Citations sur Immortelle randonnée : Compostelle malgré moi (361)
La clochardisation du marcheur se fait très vite. Si délicat et policé que l'on parte, on ne tarde guère, sois l'effet du Chemin, à perdre sa pudeur, en même temps que sa dignité.
En partant pour Saint-Jacques, je ne cherchais rien et je l'ai trouvé.
A mesure que la vie vous façonne, vous leste de responsabilités et d'expériences, il paraît de plus en plus impossible de devenir un autre, de quitter le pesant costume qu'ont taillé pour vous vos engagements, vos réussites et vos erreurs. Le Chemin, lui, accomplit ce miracle.
Le bonheur du chemin est fait de ces instants qu'ignoreront toujours ceux qui roulent à grande vitesse, là-haut, sur la chaussée sans obstacle du présent.
Il me semble que le passé doit être laissé à la discrétion d'un organe capricieux mais fascinant qui lui est spécialement dédié et que l'on nomme la mémoire. Elle trie, rejette ou préserve selon le degré d'importance dont elle affecte les événements. Ce choix n'a que peu à voir avec le jugement que l'on porte sur l'instant. Ainsi des scènes qui vous ont paru extraordinaires, précieuses, disparaissent sans laisser de trace tandis que d'humbles moments, vécus sans y penser, parce qu'ils sont chargés d'affects, survivent et renaissent un jour.
Le Chemin est d'abord l'oubli de l'âme, la soumission au corps, à ses misères, à la satisfaction des mille besoins qui sont les siens. Et puis, rompant cette routine laborieuse qui nous a transformés en animal marchant, surviennent ces instants de pure extase pendant lesquels, l'espace d'un simple chant, d'une rencontre, d'une prière, le corps se fend, tombe en morceaux et libère une âme que l'on croyait avoir perdue.
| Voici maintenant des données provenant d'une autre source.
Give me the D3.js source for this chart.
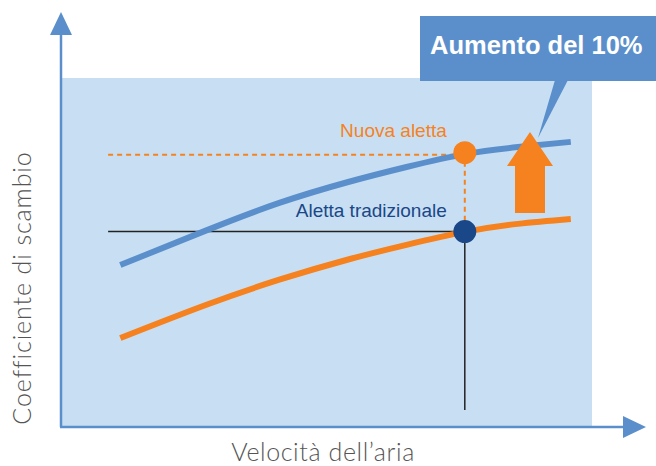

Bref, en quittant le domaine du rêve et du fantasme, le Chemin apparaît brutalement pour ce qu'il est: un long ruban d'efforts, une tranche du monde ordinaire, une épreuve pour le corps et l'esprit. Il faudra batailler dur pour y remettre un peu de merveilleux.
J’ai examiné avec froideur ce que littéralement je porte sur le dos. J’ai éliminé beaucoup d’objets, de projets, de contraintes. J’ai essayé de m’alléger et de pouvoir soulever avec moins d’efforts la mochila* de mon existence. [* sac du pèlerin]
Il est une règle qui ne souffre pas d'exception : chaque fois qu'un projet artistique est soumis à l'arbitrage d'un grand nombre, la banalité et la laideur prévale. La collégialité, en matière artistique, c'est l'eau tiède.
Et l'on commence à comprendre que les merveilles du Chemin existent bien, mais qu'elles ne sont pas permanentes. Il faut les chercher, certains diront les mériter. Le pèlerin ne marche pas avec en permanence sur les lèvres le sourire extatique du sahdou indien. Il grimace, peine, jure, se plaint et c'est sur ce fond de petites misères permanentes qu'il accueille de temps en temps le plaisir, d'autant plus apprécié qu'il est inattendu, d'une vue splendide, d'un moment d'émotion, d'une rencontre fraternelle.